* **WHAT YOU HAVE TO DO**
Reproduce all the material exactly, minus any pictures it holds.

* **DATA EXCERPT**
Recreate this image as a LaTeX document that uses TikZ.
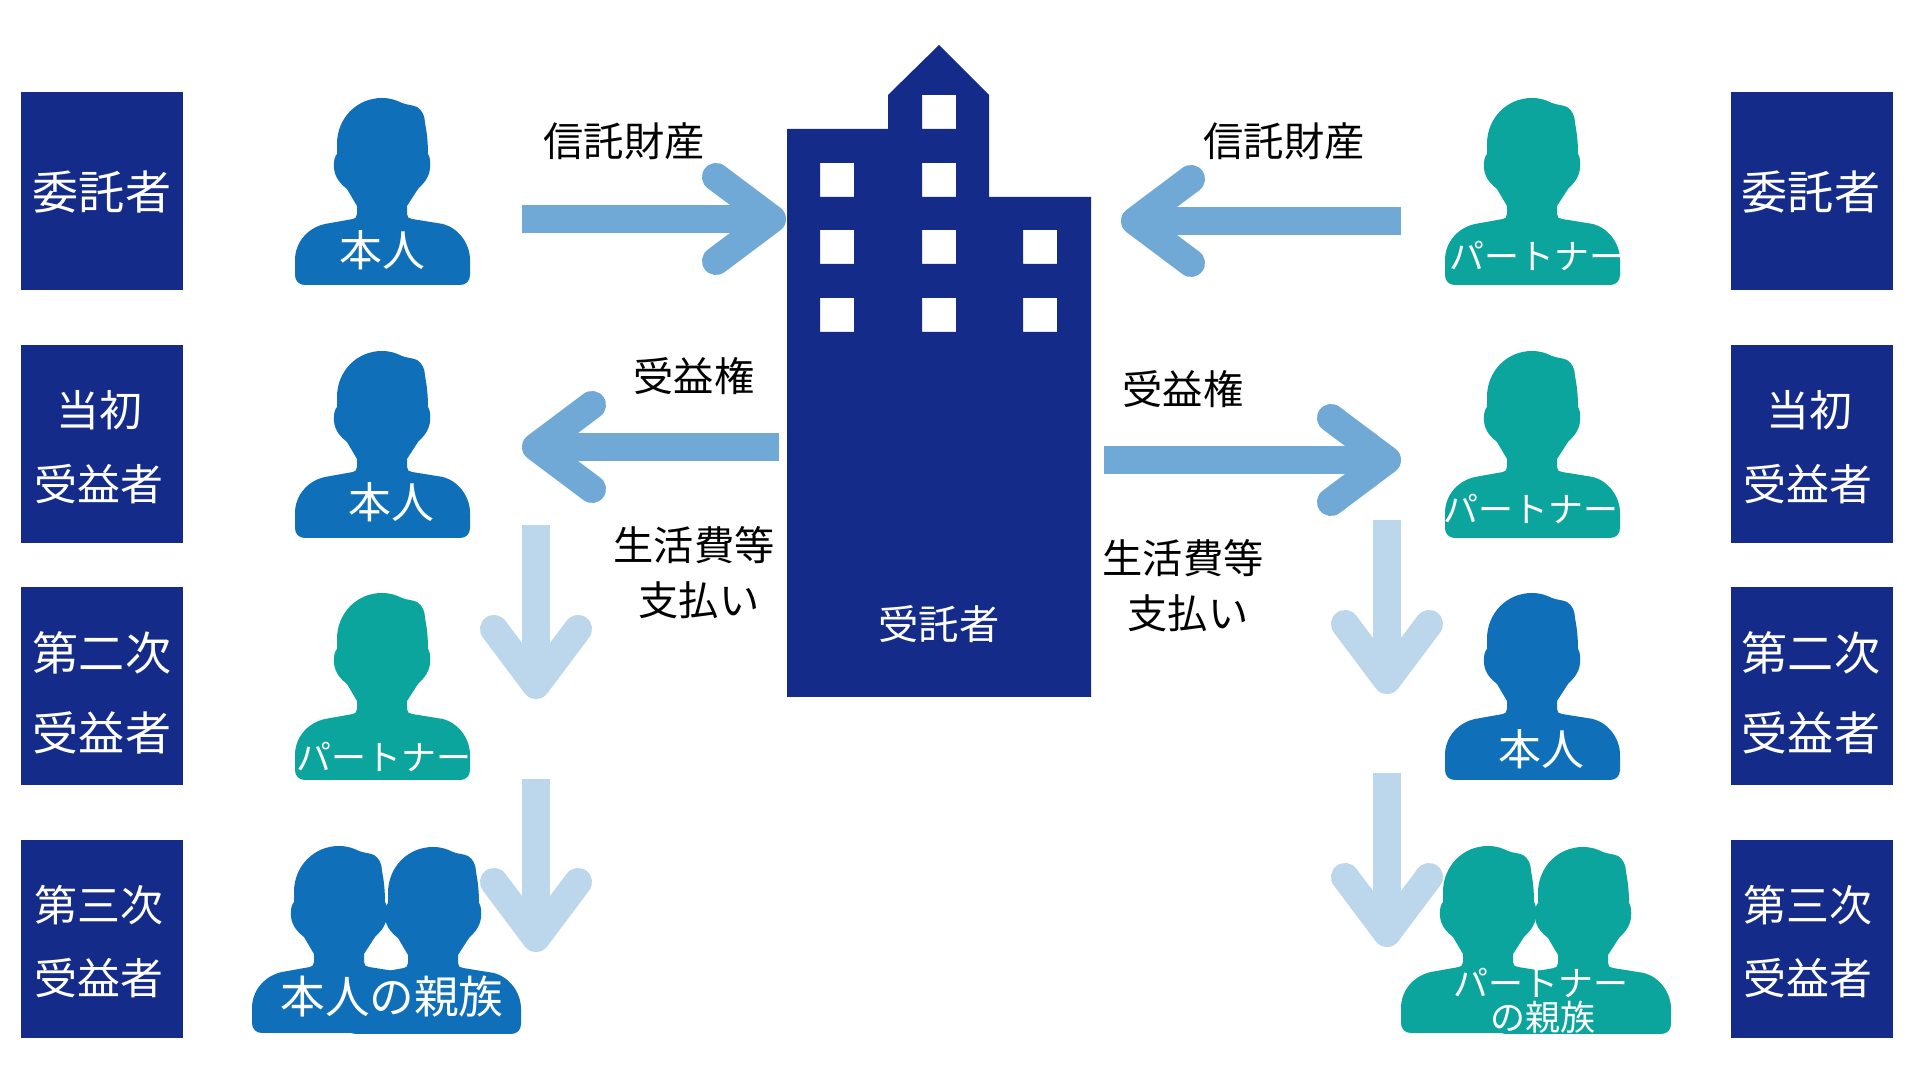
\documentclass[tikz,border=0pt]{standalone}
\usepackage{fontspec}
\newfontfamily\cjk{Noto Sans CJK JP}
\usetikzlibrary{calc}
\definecolor{navy}{HTML}{142B8A}
\definecolor{selfblue}{HTML}{0F70B9}
\definecolor{partnerteal}{HTML}{0CA59E}
\definecolor{armblue}{HTML}{70A8D6}
\definecolor{armlight}{HTML}{BCD6EC}
\newcommand{\pxfont}[1]{\cjk\fontsize{#1}{#1}\selectfont}
\tikzset{
  x=0.01cm,y=-0.01cm,
  boxshape/.style={fill=navy,draw=none,inner sep=0pt,anchor=north west},
  txtw/.style={text=white,inner sep=0pt,anchor=center},
  txtk/.style={text=black,inner sep=0pt,anchor=center},
  fa/.style={font=\pxfont{13.1pt}},
  fb/.style={font=\pxfont{12.2pt}},
  fc/.style={font=\pxfont{11.45pt}},
  fd/.style={font=\pxfont{9.95pt}},
  fe/.style={font=\pxfont{12.7pt}},
  armshaft/.style={line width=0.28cm,line cap=butt},
  armhead/.style={line width=0.28cm,line cap=round,line join=round},
  person/.pic={
    \fill[pic actions]
      (87,0) .. controls (95,0) and (101,2) .. (107,5)
      .. controls (112,7) and (118,7) .. (122,9)
      .. controls (127,12) and (130,18) .. (130,25)
      .. controls (132,35) and (133,45) .. (133,56)
      .. controls (136,60) and (136,72) .. (133,78)
      .. controls (131,83) and (127,87) .. (123,91)
      -- (112,108) -- (112,116)
      .. controls (112,119) and (114,121) .. (117,121)
      -- (148,126)
      .. controls (163,130) and (175,145) .. (175,162)
      -- (175,177)
      .. controls (175,183) and (171,187) .. (165,187)
      -- (10,187)
      .. controls (4,187) and (0,183) .. (0,177)
      -- (0,162)
      .. controls (0,145) and (12,130) .. (30,126)
      -- (58,121)
      .. controls (60,121) and (62,119) .. (62,116)
      -- (62,108) -- (52,91)
      .. controls (47,87) and (43,83) .. (41,78)
      .. controls (38,72) and (38,60) .. (42,56)
      -- (42,46)
      .. controls (42,20) and (62,0) .. (87,0) -- cycle;
  }
}
% \fatarrow{style colour}{start}{tip}{dx1}{dy1}{dx2}{dy2}
\newcommand{\fatarrow}[7]{%
  \draw[armshaft,draw=#1] (#2) -- (#3);
  \draw[armhead,draw=#1] ($(#3)+(#4,#5)$) -- (#3) -- ($(#3)+(#6,#7)$);
}
\begin{document}
\begin{tikzpicture}
\useasboundingbox[fill=white] (0,0) rectangle (1920,1080);

% role boxes
\foreach \nm/\bx in {L/20,R/1730}{
  \node[boxshape,minimum width=1.62cm,minimum height=1.98cm] (box\nm1) at (\bx,91) {};
  \node[boxshape,minimum width=1.62cm,minimum height=1.98cm] (box\nm2) at (\bx,344) {};
  \node[boxshape,minimum width=1.62cm,minimum height=1.98cm] (box\nm3) at (\bx,586) {};
  \node[boxshape,minimum width=1.62cm,minimum height=1.98cm] (box\nm4) at (\bx,839) {};
}
\node[txtw,fa] (tL1) at (102,192) {委託者};
\node[txtw,fb] (tL2a) at (99,410) {当初};
\node[txtw,fb] (tL2b) at (99,484) {受益者};
\node[txtw,fa] (tL3a) at (102,653) {第二次};
\node[txtw,fa] (tL3b) at (102,733) {受益者};
\node[txtw,fb] (tL4a) at (99,905) {第三次};
\node[txtw,fb] (tL4b) at (99,978) {受益者};
\node[txtw,fa] (tR1) at (1811,192) {委託者};
\node[txtw,fb] (tR2a) at (1809,410) {当初};
\node[txtw,fb] (tR2b) at (1808,484) {受益者};
\node[txtw,fa] (tR3a) at (1811,653) {第二次};
\node[txtw,fa] (tR3b) at (1811,733) {受益者};
\node[txtw,fb] (tR4a) at (1808,905) {第三次};
\node[txtw,fb] (tR4b) at (1808,978) {受益者};

% arrow end points
\coordinate (a1s) at (522,219);  \coordinate (a1t) at (772,219);
\coordinate (a2s) at (1401,221); \coordinate (a2t) at (1135,221);
\coordinate (a3s) at (779,447);  \coordinate (a3t) at (536,447);
\coordinate (a4s) at (1104,460); \coordinate (a4t) at (1387,460);
\coordinate (a5s) at (536,525);  \coordinate (a5t) at (536,685);
\coordinate (a6s) at (536,779);  \coordinate (a6t) at (536,938);
\coordinate (a7s) at (1387,520); \coordinate (a7t) at (1387,680);
\coordinate (a8s) at (1387,773); \coordinate (a8t) at (1387,933);

\fatarrow{armblue}{a1s}{a1t}{-56}{-42}{-56}{42}
\fatarrow{armblue}{a2s}{a2t}{56}{-42}{56}{42}
\fatarrow{armblue}{a3s}{a3t}{56}{-42}{56}{42}
\fatarrow{armblue}{a4s}{a4t}{-56}{-42}{-56}{42}
\fatarrow{armlight}{a5s}{a5t}{-42}{-56}{42}{-56}
\fatarrow{armlight}{a6s}{a6t}{-42}{-56}{42}{-56}
\fatarrow{armlight}{a7s}{a7t}{-42}{-56}{42}{-56}
\fatarrow{armlight}{a8s}{a8t}{-42}{-56}{42}{-56}

% building
\fill[navy,even odd rule]
  (787,129) -- (888,129) -- (888,95) -- (939,45) -- (989,95) -- (989,197)
  -- (1091,197) -- (1091,697) -- (787,697) -- cycle
  (922,95) rectangle (956,129)
  (820,163) rectangle (854,197) (922,163) rectangle (956,197)
  (820,230) rectangle (854,264) (922,230) rectangle (956,264) (1023,230) rectangle (1057,264)
  (820,298) rectangle (854,332) (922,298) rectangle (956,332) (1023,298) rectangle (1057,332);
\node[txtw,fc] (trustee) at (939,624) {受託者};

% people
\pic[fill=selfblue] at (295,98) {person};
\pic[fill=selfblue] at (295,351) {person};
\pic[fill=partnerteal] at (295,593) {person};
\pic[fill=selfblue] at (346,847) {person};
\pic[fill=selfblue] at (252,846) {person};
\pic[fill=partnerteal] at (1445,98) {person};
\pic[fill=partnerteal] at (1445,351) {person};
\pic[fill=selfblue] at (1445,593) {person};
\pic[fill=partnerteal] at (1496,847) {person};
\pic[fill=partnerteal] at (1401,846) {person};

\node[txtw,fb] (pL1) at (382,250) {本人};
\node[txtw,fb] (pL2) at (391,502) {本人};
\node[txtw,fd] (pL3) at (384,757) {パートナー};
\node[txtw,fe] (pL4) at (392,997) {本人の親族};
\node[txtw,fd] (pR1) at (1537,256) {パートナー};
\node[txtw,fd] (pR2) at (1531,509) {パートナー};
\node[txtw,fb] (pR3) at (1541,749) {本人};
\node[txtw,fd] (pR4a) at (1541,983) {パートナー};
\node[txtw,fd] (pR4b) at (1543,1017) {の親族};

% arrow captions
\node[txtk,fc] (c1) at (624,141) {信託財産};
\node[txtk,fc] (c2) at (1284,141) {信託財産};
\node[txtk,fc] (c3) at (694,376) {受益権};
\node[txtk,fc] (c4) at (1183,389) {受益権};
\node[txtk,fc] (c5a) at (694,545) {生活費等};
\node[txtk,fc] (c5b) at (699,600) {支払い};
\node[txtk,fc] (c6a) at (1183,558) {生活費等};
\node[txtk,fc] (c6b) at (1188,613) {支払い};
\end{tikzpicture}
\end{document}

* **SOLUTION TO THIS PROBLEM**
Recreate this image as a LaTeX document that uses TikZ.
\documentclass[tikz,border=0pt]{standalone}
\usepackage{fontspec}
\newfontfamily\cjk{Noto Sans CJK JP}
\usetikzlibrary{calc}
\definecolor{navy}{HTML}{142B8A}
\definecolor{selfblue}{HTML}{0F70B9}
\definecolor{partnerteal}{HTML}{0CA59E}
\definecolor{armblue}{HTML}{70A8D6}
\definecolor{armlight}{HTML}{BCD6EC}
\newcommand{\pxfont}[1]{\cjk\fontsize{#1}{#1}\selectfont}
\tikzset{
  x=0.01cm,y=-0.01cm,
  boxshape/.style={fill=navy,draw=none,inner sep=0pt,anchor=north west},
  txtw/.style={text=white,inner sep=0pt,anchor=center},
  txtk/.style={text=black,inner sep=0pt,anchor=center},
  fa/.style={font=\pxfont{13.1pt}},
  fb/.style={font=\pxfont{12.2pt}},
  fc/.style={font=\pxfont{11.45pt}},
  fd/.style={font=\pxfont{9.95pt}},
  fe/.style={font=\pxfont{12.7pt}},
  armshaft/.style={line width=0.28cm,line cap=butt},
  armhead/.style={line width=0.28cm,line cap=round,line join=round},
  person/.pic={
    \fill[pic actions]
      (87,0) .. controls (95,0) and (101,2) .. (107,5)
      .. controls (112,7) and (118,7) .. (122,9)
      .. controls (127,12) and (130,18) .. (130,25)
      .. controls (132,35) and (133,45) .. (133,56)
      .. controls (136,60) and (136,72) .. (133,78)
      .. controls (131,83) and (127,87) .. (123,91)
      -- (112,108) -- (112,116)
      .. controls (112,119) and (114,121) .. (117,121)
      -- (148,126)
      .. controls (163,130) and (175,145) .. (175,162)
      -- (175,177)
      .. controls (175,183) and (171,187) .. (165,187)
      -- (10,187)
      .. controls (4,187) and (0,183) .. (0,177)
      -- (0,162)
      .. controls (0,145) and (12,130) .. (30,126)
      -- (58,121)
      .. controls (60,121) and (62,119) .. (62,116)
      -- (62,108) -- (52,91)
      .. controls (47,87) and (43,83) .. (41,78)
      .. controls (38,72) and (38,60) .. (42,56)
      -- (42,46)
      .. controls (42,20) and (62,0) .. (87,0) -- cycle;
  }
}
% \fatarrow{style colour}{start}{tip}{dx1}{dy1}{dx2}{dy2}
\newcommand{\fatarrow}[7]{%
  \draw[armshaft,draw=#1] (#2) -- (#3);
  \draw[armhead,draw=#1] ($(#3)+(#4,#5)$) -- (#3) -- ($(#3)+(#6,#7)$);
}
\begin{document}
\begin{tikzpicture}
\useasboundingbox[fill=white] (0,0) rectangle (1920,1080);

% role boxes
\foreach \nm/\bx in {L/20,R/1730}{
  \node[boxshape,minimum width=1.62cm,minimum height=1.98cm] (box\nm1) at (\bx,91) {};
  \node[boxshape,minimum width=1.62cm,minimum height=1.98cm] (box\nm2) at (\bx,344) {};
  \node[boxshape,minimum width=1.62cm,minimum height=1.98cm] (box\nm3) at (\bx,586) {};
  \node[boxshape,minimum width=1.62cm,minimum height=1.98cm] (box\nm4) at (\bx,839) {};
}
\node[txtw,fa] (tL1) at (102,192) {委託者};
\node[txtw,fb] (tL2a) at (99,410) {当初};
\node[txtw,fb] (tL2b) at (99,484) {受益者};
\node[txtw,fa] (tL3a) at (102,653) {第二次};
\node[txtw,fa] (tL3b) at (102,733) {受益者};
\node[txtw,fb] (tL4a) at (99,905) {第三次};
\node[txtw,fb] (tL4b) at (99,978) {受益者};
\node[txtw,fa] (tR1) at (1811,192) {委託者};
\node[txtw,fb] (tR2a) at (1809,410) {当初};
\node[txtw,fb] (tR2b) at (1808,484) {受益者};
\node[txtw,fa] (tR3a) at (1811,653) {第二次};
\node[txtw,fa] (tR3b) at (1811,733) {受益者};
\node[txtw,fb] (tR4a) at (1808,905) {第三次};
\node[txtw,fb] (tR4b) at (1808,978) {受益者};

% arrow end points
\coordinate (a1s) at (522,219);  \coordinate (a1t) at (772,219);
\coordinate (a2s) at (1401,221); \coordinate (a2t) at (1135,221);
\coordinate (a3s) at (779,447);  \coordinate (a3t) at (536,447);
\coordinate (a4s) at (1104,460); \coordinate (a4t) at (1387,460);
\coordinate (a5s) at (536,525);  \coordinate (a5t) at (536,685);
\coordinate (a6s) at (536,779);  \coordinate (a6t) at (536,938);
\coordinate (a7s) at (1387,520); \coordinate (a7t) at (1387,680);
\coordinate (a8s) at (1387,773); \coordinate (a8t) at (1387,933);

\fatarrow{armblue}{a1s}{a1t}{-56}{-42}{-56}{42}
\fatarrow{armblue}{a2s}{a2t}{56}{-42}{56}{42}
\fatarrow{armblue}{a3s}{a3t}{56}{-42}{56}{42}
\fatarrow{armblue}{a4s}{a4t}{-56}{-42}{-56}{42}
\fatarrow{armlight}{a5s}{a5t}{-42}{-56}{42}{-56}
\fatarrow{armlight}{a6s}{a6t}{-42}{-56}{42}{-56}
\fatarrow{armlight}{a7s}{a7t}{-42}{-56}{42}{-56}
\fatarrow{armlight}{a8s}{a8t}{-42}{-56}{42}{-56}

% building
\fill[navy,even odd rule]
  (787,129) -- (888,129) -- (888,95) -- (939,45) -- (989,95) -- (989,197)
  -- (1091,197) -- (1091,697) -- (787,697) -- cycle
  (922,95) rectangle (956,129)
  (820,163) rectangle (854,197) (922,163) rectangle (956,197)
  (820,230) rectangle (854,264) (922,230) rectangle (956,264) (1023,230) rectangle (1057,264)
  (820,298) rectangle (854,332) (922,298) rectangle (956,332) (1023,298) rectangle (1057,332);
\node[txtw,fc] (trustee) at (939,624) {受託者};

% people
\pic[fill=selfblue] at (295,98) {person};
\pic[fill=selfblue] at (295,351) {person};
\pic[fill=partnerteal] at (295,593) {person};
\pic[fill=selfblue] at (346,847) {person};
\pic[fill=selfblue] at (252,846) {person};
\pic[fill=partnerteal] at (1445,98) {person};
\pic[fill=partnerteal] at (1445,351) {person};
\pic[fill=selfblue] at (1445,593) {person};
\pic[fill=partnerteal] at (1496,847) {person};
\pic[fill=partnerteal] at (1401,846) {person};

\node[txtw,fb] (pL1) at (382,250) {本人};
\node[txtw,fb] (pL2) at (391,502) {本人};
\node[txtw,fd] (pL3) at (384,757) {パートナー};
\node[txtw,fe] (pL4) at (392,997) {本人の親族};
\node[txtw,fd] (pR1) at (1537,256) {パートナー};
\node[txtw,fd] (pR2) at (1531,509) {パートナー};
\node[txtw,fb] (pR3) at (1541,749) {本人};
\node[txtw,fd] (pR4a) at (1541,983) {パートナー};
\node[txtw,fd] (pR4b) at (1543,1017) {の親族};

% arrow captions
\node[txtk,fc] (c1) at (624,141) {信託財産};
\node[txtk,fc] (c2) at (1284,141) {信託財産};
\node[txtk,fc] (c3) at (694,376) {受益権};
\node[txtk,fc] (c4) at (1183,389) {受益権};
\node[txtk,fc] (c5a) at (694,545) {生活費等};
\node[txtk,fc] (c5b) at (699,600) {支払い};
\node[txtk,fc] (c6a) at (1183,558) {生活費等};
\node[txtk,fc] (c6b) at (1188,613) {支払い};
\end{tikzpicture}
\end{document}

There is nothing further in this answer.